The malaria parasite, which kills more than 400,000 people each year, was discovered in Algeria in 1880. Most of the victims are children under the age of five in Africa.
The World Health Organization reports Algeria is the second country in Africa to be recognized as malaria-free after Mauritius, which was certified in 1973. Argentina is the second country in South America, after Paraguay, to be declared malaria-free.
A combination of many factors has made the achievements possible, according to WHO spokeswoman Fadela Chaib.
“It is very good news for Algeria and Argentina, but also for the two continents and globally also,” Chaib told VOA. “It means that malaria can be beaten.
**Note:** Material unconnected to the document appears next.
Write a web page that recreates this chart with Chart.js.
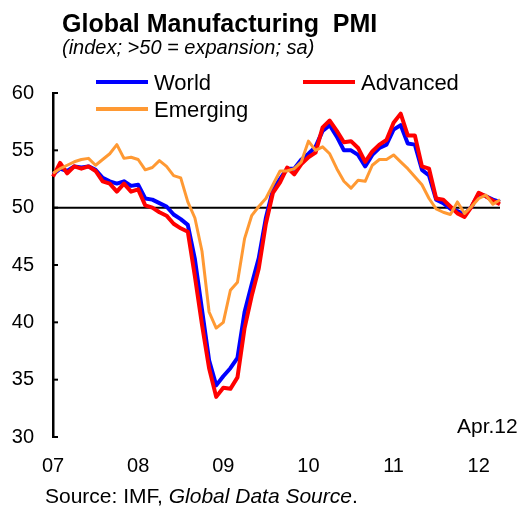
<!DOCTYPE html>
<html>
<head>
<meta charset="utf-8">
<script src="https://cdn.jsdelivr.net/npm/chart.js@4.4.1/dist/chart.umd.min.js"></script>
<style>
  html, body { margin: 0; padding: 0; background: #fff; }
  #wrap { width: 525px; height: 511px; }
</style>
</head>
<body>
<div id="wrap"><canvas id="pmi" width="525" height="511"></canvas></div>
<script>
// monthly, Jan 2007 .. Apr 2012
const years = ['07', '08', '09', '10', '11', '12'];
const months = [];
years.forEach(y => { for (let m = 1; m <= 12; m++) months.push(y + '-' + m); });
months.length = 64;

const world = [
  52.9, 53.4, 53.2, 53.6, 53.5, 53.6, 53.3, 52.6, 52.3, 52.1, 52.3, 51.9,
  52.0, 50.8, 50.7, 50.4, 50.1, 49.4, 49.0, 48.5, 45.5, 41.1, 36.7, 34.5,
  35.3, 36.0, 36.9, 40.9, 43.3, 45.6, 49.1, 51.6, 52.5, 53.4, 53.4, 54.2,
  54.7, 55.3, 56.7, 57.2, 56.2, 55.0, 55.0, 54.6, 53.6, 54.6, 55.2, 55.5,
  56.8, 57.2, 55.6, 55.5, 53.3, 52.8, 50.7, 50.4, 49.9, 49.7, 49.4, 50.1,
  51.2, 51.0, 50.7, 50.5
];
const advanced = [
  52.7, 53.9, 53.0, 53.6, 53.4, 53.6, 53.2, 52.3, 52.1, 51.4, 52.1, 51.4,
  51.6, 50.2, 50.0, 49.6, 49.3, 48.6, 48.2, 47.9, 44.0, 39.8, 36.0, 33.5,
  34.3, 34.2, 35.2, 39.5, 42.3, 44.7, 48.6, 51.3, 52.2, 53.5, 52.9, 53.8,
  54.4, 54.8, 57.0, 57.6, 56.7, 55.7, 55.8, 55.2, 54.0, 54.9, 55.5, 55.9,
  57.4, 58.2, 56.3, 56.3, 53.6, 53.4, 50.8, 50.7, 50.1, 49.5, 49.2, 50.1,
  51.3, 51.0, 50.6, 50.3
];
const emerging = [
  53.0, 53.4, 53.7, 54.0, 54.2, 54.3, 53.7, 54.2, 54.7, 55.5, 54.3, 54.4,
  54.2, 53.3, 53.5, 54.1, 53.6, 52.8, 52.6, 50.5, 49.1, 46.2, 40.9, 39.5,
  40.0, 42.8, 43.5, 47.3, 49.3, 50.1, 50.8, 52.0, 53.2, 53.2, 53.4, 54.0,
  55.8, 55.0, 55.3, 54.7, 53.4, 52.3, 51.7, 52.4, 52.3, 53.7, 54.2, 54.2,
  54.6, 54.0, 53.4, 52.7, 52.0, 50.8, 49.9, 49.6, 49.4, 50.5, 49.5, 50.1,
  50.8, 51.1, 50.3, 50.7
];
const yTicks = [30, 35, 40, 45, 50, 55, 60];

const FONT = '"Liberation Sans", Arial, sans-serif';

// black line at 50, inward y ticks, legend and texts
const extras = {
  id: 'extras',
  beforeDatasetsDraw(chart) {
    const { ctx, chartArea, scales } = chart;
    const y50 = scales.y.getPixelForValue(50);
    ctx.save();
    ctx.strokeStyle = '#000';
    ctx.lineWidth = 2;
    ctx.beginPath();
    ctx.moveTo(chartArea.left, y50);
    ctx.lineTo(chartArea.right, y50);
    ctx.stroke();
    yTicks.forEach(v => {
      const py = scales.y.getPixelForValue(v);
      ctx.beginPath();
      ctx.moveTo(chartArea.left, py);
      ctx.lineTo(chartArea.left + 5, py);
      ctx.stroke();
    });
    ctx.restore();
  },
  afterDraw(chart) {
    const { ctx } = chart;
    ctx.save();
    ctx.fillStyle = '#000';
    ctx.textBaseline = 'alphabetic';
    ctx.font = 'bold 25px ' + FONT;
    ctx.fillText('Global Manufacturing  PMI', 62, 32);
    ctx.font = 'italic 20px ' + FONT;
    ctx.fillText('(index; >50 = expansion; sa)', 62, 54);

    // legend
    const ds = chart.data.datasets;
    const spots = { World: [96, 82], Advanced: [303, 82], Emerging: [96, 109] };
    ctx.font = '22px ' + FONT;
    ds.forEach(d => {
      const [lx, ly] = spots[d.label];
      ctx.strokeStyle = d.borderColor;
      ctx.lineWidth = 4;
      ctx.beginPath();
      ctx.moveTo(lx, ly);
      ctx.lineTo(lx + 52, ly);
      ctx.stroke();
      ctx.fillText(d.label, lx + 58, ly + 8);
    });

    ctx.font = '21px ' + FONT;
    ctx.fillText('Apr.12', 457, 433);

    ctx.font = '21px ' + FONT;
    const s1 = 'Source: IMF, ';
    ctx.fillText(s1, 45, 503);
    const w1 = ctx.measureText(s1).width;
    ctx.font = 'italic 21px ' + FONT;
    const s2 = 'Global Data Source';
    ctx.fillText(s2, 45 + w1, 503);
    const w2 = ctx.measureText(s2).width;
    ctx.font = '21px ' + FONT;
    ctx.fillText('.', 45 + w1 + w2, 503);
    ctx.restore();
  }
};

new Chart(document.getElementById('pmi').getContext('2d'), {
  type: 'line',
  data: {
    labels: months,
    datasets: [
      { label: 'World', data: world, borderColor: '#0000FF', borderWidth: 4, order: 2 },
      { label: 'Advanced', data: advanced, borderColor: '#FF0000', borderWidth: 4, order: 1 },
      { label: 'Emerging', data: emerging, borderColor: '#FF9933', borderWidth: 3, order: 0 }
    ]
  },
  options: {
    responsive: false,
    animation: false,
    devicePixelRatio: 1,
    elements: { point: { radius: 0 }, line: { tension: 0, borderJoinStyle: 'round' } },
    layout: { padding: { top: 93, right: 25, bottom: 34, left: 0 } },
    plugins: { legend: { display: false }, tooltip: { enabled: false } },
    scales: {
      x: {
        type: 'category',
        offset: false,
        grid: { display: false, drawTicks: false },
        border: { display: false },
        afterFit(s) { s.height = 40; },
        ticks: {
          autoSkip: false,
          maxRotation: 0,
          padding: 17,
          color: '#000',
          font: { family: FONT, size: 20 },
          callback(value, index) {
            return index % 12 === 0 ? years[index / 12] : null;
          }
        }
      },
      y: {
        min: 30,
        max: 60,
        grid: { display: false, drawTicks: false },
        border: { display: true, color: '#000', width: 2.5 },
        afterFit(s) { s.width = 53; },
        ticks: {
          stepSize: 5,
          padding: 19,
          color: '#000',
          font: { family: FONT, size: 20 }
        }
      }
    }
  },
  plugins: [extras]
});
</script>
</body>
</html>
But the efforts should continue because we need also to enhance surveillance to be able to detect if any cases of malaria are still present in the country.”
WHO says the two countries eliminated malaria by employing a number of basic, well-proven measures, including insecticide-treated mosquito nets. It says both countries improved surveillance, which enabled them to rapidly identify and treat new cases of malaria. In addition, the two countries provided free diagnosis and treatment within their borders.
In the case of Argentina, WHO says cross-border collaboration with its neighbor Bolivia was critical in combating the disease. It says both countries teamed up to spray more than 22,000 homes in border areas and to conduct widespread malaria testing.
WHO says Algeria’s and Argentina’s unwavering commitment, perseverance and success in combating malaria should serve as a model for other countries.
Both Algeria and Argentina have succeeded in ridding themselves of the deadly malaria parasite without the benefit of a vaccine. Health officials are hopeful this task becomes easier with the recent rollout of the first promising malaria vaccine in Ghana and Malawi.